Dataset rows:
+--

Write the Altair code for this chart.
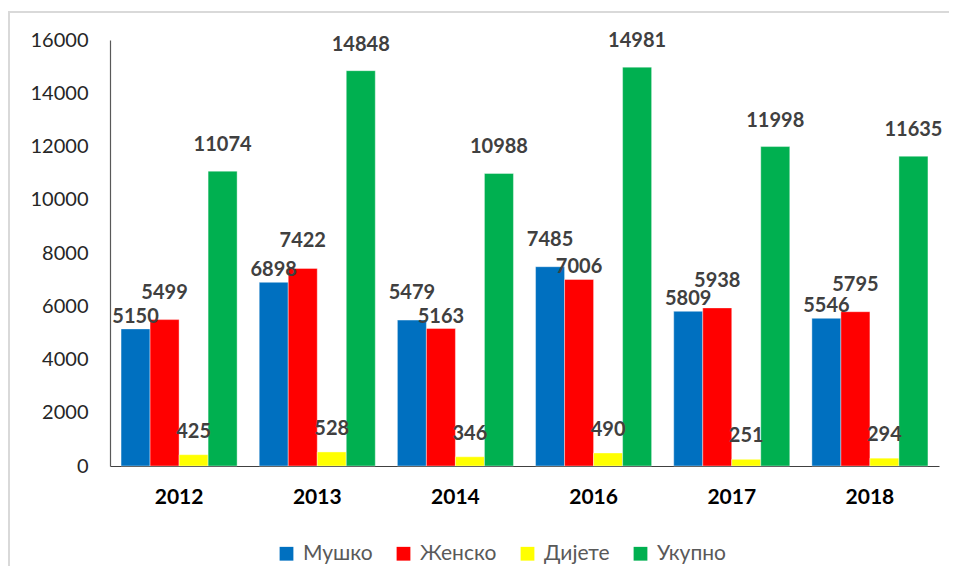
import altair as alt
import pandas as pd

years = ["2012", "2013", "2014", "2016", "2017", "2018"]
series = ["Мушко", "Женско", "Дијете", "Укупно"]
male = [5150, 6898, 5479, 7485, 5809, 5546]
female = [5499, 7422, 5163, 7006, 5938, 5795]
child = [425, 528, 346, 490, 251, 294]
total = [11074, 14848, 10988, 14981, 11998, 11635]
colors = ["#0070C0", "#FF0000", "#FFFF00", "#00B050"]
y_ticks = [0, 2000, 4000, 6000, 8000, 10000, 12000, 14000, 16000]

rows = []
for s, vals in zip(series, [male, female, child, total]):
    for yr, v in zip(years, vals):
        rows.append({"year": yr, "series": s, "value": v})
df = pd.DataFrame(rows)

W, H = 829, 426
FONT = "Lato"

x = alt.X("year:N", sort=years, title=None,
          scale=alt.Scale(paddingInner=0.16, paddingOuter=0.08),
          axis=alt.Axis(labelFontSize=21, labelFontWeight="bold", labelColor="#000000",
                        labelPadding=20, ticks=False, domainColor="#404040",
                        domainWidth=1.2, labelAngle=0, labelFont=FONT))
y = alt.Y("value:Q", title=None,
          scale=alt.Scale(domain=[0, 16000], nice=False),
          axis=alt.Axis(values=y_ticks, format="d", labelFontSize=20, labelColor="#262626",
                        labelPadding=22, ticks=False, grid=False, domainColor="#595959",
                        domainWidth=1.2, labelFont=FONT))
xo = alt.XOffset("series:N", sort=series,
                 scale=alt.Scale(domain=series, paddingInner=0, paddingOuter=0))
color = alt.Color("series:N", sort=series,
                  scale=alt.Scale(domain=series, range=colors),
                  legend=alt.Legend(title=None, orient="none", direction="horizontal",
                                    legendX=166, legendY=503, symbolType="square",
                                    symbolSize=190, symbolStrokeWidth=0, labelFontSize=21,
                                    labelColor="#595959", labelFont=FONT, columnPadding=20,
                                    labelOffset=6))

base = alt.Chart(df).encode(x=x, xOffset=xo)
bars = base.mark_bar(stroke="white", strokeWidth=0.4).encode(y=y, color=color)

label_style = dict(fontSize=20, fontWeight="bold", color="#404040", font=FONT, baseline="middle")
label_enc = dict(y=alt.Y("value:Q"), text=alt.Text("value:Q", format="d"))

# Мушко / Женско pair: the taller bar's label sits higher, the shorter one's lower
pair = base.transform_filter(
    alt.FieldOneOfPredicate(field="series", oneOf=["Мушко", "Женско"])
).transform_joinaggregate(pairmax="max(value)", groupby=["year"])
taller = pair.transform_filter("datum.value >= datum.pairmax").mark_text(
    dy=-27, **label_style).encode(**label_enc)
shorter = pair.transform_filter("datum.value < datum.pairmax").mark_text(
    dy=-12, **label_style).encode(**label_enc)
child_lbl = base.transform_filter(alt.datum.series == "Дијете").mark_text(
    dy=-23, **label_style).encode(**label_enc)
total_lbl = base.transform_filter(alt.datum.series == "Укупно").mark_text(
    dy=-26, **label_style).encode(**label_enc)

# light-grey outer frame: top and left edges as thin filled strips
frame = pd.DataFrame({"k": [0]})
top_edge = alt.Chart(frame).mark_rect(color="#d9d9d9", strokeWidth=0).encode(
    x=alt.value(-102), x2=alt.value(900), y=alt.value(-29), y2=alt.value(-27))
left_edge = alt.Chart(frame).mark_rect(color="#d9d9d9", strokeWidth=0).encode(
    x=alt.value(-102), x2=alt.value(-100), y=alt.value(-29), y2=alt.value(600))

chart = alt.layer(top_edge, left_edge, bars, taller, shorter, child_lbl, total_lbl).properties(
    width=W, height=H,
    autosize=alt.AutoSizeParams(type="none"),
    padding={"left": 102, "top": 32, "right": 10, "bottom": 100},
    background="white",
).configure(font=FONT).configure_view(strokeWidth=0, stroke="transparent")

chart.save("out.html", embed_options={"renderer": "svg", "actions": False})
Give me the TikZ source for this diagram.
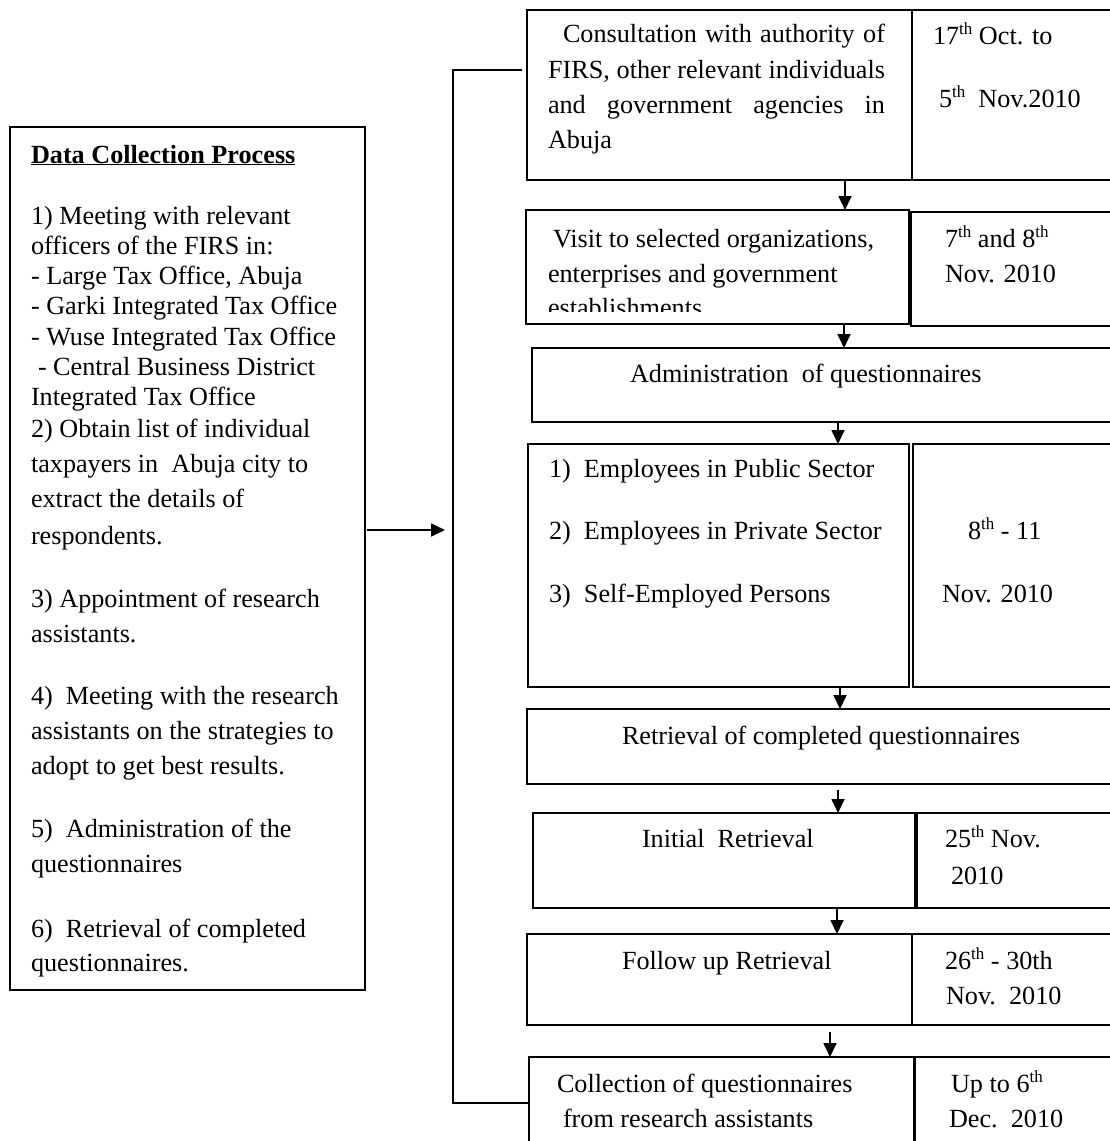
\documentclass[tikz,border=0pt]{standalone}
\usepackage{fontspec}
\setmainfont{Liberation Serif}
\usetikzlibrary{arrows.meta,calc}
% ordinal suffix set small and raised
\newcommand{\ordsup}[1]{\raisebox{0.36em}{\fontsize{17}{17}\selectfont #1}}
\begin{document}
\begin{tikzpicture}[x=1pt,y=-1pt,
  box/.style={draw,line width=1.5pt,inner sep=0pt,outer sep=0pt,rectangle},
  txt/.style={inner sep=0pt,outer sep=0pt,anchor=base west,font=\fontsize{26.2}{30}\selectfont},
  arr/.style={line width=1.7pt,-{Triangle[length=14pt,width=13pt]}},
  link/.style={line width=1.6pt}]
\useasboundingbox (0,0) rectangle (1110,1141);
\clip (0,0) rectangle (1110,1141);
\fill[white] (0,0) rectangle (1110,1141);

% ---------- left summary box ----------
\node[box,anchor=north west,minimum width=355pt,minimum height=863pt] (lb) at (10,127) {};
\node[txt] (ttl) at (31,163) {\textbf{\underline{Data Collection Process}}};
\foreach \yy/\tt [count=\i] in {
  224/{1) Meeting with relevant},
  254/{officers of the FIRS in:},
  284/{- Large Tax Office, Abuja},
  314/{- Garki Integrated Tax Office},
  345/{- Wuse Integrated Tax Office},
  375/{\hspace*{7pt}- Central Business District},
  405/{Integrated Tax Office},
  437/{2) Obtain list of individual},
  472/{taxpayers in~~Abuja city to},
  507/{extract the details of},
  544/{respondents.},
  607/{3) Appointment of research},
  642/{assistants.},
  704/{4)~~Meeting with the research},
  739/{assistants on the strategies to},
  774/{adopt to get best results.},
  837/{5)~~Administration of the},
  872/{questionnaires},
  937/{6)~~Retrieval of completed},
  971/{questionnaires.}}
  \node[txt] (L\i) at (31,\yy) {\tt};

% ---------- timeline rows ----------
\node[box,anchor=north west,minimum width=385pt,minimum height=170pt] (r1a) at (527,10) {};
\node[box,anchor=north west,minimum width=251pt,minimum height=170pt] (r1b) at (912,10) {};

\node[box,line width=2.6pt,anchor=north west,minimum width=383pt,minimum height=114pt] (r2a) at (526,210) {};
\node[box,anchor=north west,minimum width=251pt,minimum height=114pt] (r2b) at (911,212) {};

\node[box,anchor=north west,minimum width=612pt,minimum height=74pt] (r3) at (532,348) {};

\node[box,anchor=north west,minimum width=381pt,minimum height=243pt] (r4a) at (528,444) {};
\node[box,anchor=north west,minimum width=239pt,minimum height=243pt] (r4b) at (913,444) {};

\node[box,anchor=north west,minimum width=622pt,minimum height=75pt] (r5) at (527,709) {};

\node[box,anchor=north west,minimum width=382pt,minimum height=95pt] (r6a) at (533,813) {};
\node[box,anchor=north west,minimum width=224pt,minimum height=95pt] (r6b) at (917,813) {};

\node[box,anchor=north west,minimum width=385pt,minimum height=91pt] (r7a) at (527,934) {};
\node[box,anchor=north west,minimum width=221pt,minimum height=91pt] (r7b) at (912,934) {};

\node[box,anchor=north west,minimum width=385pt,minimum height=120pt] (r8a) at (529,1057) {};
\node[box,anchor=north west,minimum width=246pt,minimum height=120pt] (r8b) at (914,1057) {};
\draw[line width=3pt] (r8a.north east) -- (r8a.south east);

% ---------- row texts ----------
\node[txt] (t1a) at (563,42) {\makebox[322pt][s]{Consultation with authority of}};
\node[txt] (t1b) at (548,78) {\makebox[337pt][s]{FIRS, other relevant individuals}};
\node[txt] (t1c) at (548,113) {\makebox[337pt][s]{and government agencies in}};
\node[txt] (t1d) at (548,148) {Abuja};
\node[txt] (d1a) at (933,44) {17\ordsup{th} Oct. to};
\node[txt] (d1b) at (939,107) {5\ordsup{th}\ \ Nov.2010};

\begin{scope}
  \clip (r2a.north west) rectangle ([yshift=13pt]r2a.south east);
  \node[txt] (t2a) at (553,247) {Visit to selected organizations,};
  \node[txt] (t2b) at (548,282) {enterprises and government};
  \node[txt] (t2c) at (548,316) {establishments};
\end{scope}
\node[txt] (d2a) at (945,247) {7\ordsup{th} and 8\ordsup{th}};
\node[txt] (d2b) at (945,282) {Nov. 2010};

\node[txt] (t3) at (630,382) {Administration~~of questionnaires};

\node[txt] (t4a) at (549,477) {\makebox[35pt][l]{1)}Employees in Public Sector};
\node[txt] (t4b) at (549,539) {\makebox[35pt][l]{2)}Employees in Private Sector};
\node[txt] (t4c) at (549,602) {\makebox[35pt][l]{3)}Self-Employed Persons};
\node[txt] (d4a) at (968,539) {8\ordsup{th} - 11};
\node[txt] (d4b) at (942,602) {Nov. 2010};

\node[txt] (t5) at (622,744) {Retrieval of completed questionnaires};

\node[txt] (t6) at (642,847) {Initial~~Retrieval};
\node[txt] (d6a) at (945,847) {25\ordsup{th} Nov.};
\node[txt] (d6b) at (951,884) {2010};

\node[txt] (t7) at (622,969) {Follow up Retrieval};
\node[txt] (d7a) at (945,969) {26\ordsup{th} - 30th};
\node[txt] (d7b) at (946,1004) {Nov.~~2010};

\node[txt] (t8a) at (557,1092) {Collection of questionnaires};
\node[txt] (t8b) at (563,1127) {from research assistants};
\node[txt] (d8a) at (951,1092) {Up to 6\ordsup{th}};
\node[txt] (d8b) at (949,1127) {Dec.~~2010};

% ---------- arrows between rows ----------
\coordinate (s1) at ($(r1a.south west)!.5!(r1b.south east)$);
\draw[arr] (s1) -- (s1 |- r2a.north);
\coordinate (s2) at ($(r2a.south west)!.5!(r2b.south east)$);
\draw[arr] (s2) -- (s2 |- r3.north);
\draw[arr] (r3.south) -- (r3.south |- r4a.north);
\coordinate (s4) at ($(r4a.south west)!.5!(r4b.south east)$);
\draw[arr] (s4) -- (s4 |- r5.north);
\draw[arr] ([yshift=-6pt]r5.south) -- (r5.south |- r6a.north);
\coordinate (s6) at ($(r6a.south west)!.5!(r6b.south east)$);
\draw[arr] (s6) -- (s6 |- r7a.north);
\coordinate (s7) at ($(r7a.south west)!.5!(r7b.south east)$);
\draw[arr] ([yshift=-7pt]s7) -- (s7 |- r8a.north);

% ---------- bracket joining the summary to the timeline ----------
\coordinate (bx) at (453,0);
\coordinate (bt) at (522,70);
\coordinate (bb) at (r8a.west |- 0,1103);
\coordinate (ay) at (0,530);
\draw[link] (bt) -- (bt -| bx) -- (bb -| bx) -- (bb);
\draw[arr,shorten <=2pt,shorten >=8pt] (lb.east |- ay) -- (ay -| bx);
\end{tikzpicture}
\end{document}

+--

Transcribe, exactly as written, the lines starting at the one with "Give me the TikZ source for this diagram." and ending at the one with "(L\i) at (31,\yy)", and nothing more. Pictures are not part of the copy.

■ **Expected answer**
Give me the TikZ source for this diagram.
\documentclass[tikz,border=0pt]{standalone}
\usepackage{fontspec}
\setmainfont{Liberation Serif}
\usetikzlibrary{arrows.meta,calc}
% ordinal suffix set small and raised
\newcommand{\ordsup}[1]{\raisebox{0.36em}{\fontsize{17}{17}\selectfont #1}}
\begin{document}
\begin{tikzpicture}[x=1pt,y=-1pt,
  box/.style={draw,line width=1.5pt,inner sep=0pt,outer sep=0pt,rectangle},
  txt/.style={inner sep=0pt,outer sep=0pt,anchor=base west,font=\fontsize{26.2}{30}\selectfont},
  arr/.style={line width=1.7pt,-{Triangle[length=14pt,width=13pt]}},
  link/.style={line width=1.6pt}]
\useasboundingbox (0,0) rectangle (1110,1141);
\clip (0,0) rectangle (1110,1141);
\fill[white] (0,0) rectangle (1110,1141);

% ---------- left summary box ----------
\node[box,anchor=north west,minimum width=355pt,minimum height=863pt] (lb) at (10,127) {};
\node[txt] (ttl) at (31,163) {\textbf{\underline{Data Collection Process}}};
\foreach \yy/\tt [count=\i] in {
  224/{1) Meeting with relevant},
  254/{officers of the FIRS in:},
  284/{- Large Tax Office, Abuja},
  314/{- Garki Integrated Tax Office},
  345/{- Wuse Integrated Tax Office},
  375/{\hspace*{7pt}- Central Business District},
  405/{Integrated Tax Office},
  437/{2) Obtain list of individual},
  472/{taxpayers in~~Abuja city to},
  507/{extract the details of},
  544/{respondents.},
  607/{3) Appointment of research},
  642/{assistants.},
  704/{4)~~Meeting with the research},
  739/{assistants on the strategies to},
  774/{adopt to get best results.},
  837/{5)~~Administration of the},
  872/{questionnaires},
  937/{6)~~Retrieval of completed},
  971/{questionnaires.}}
  \node[txt] (L\i) at (31,\yy) {\tt};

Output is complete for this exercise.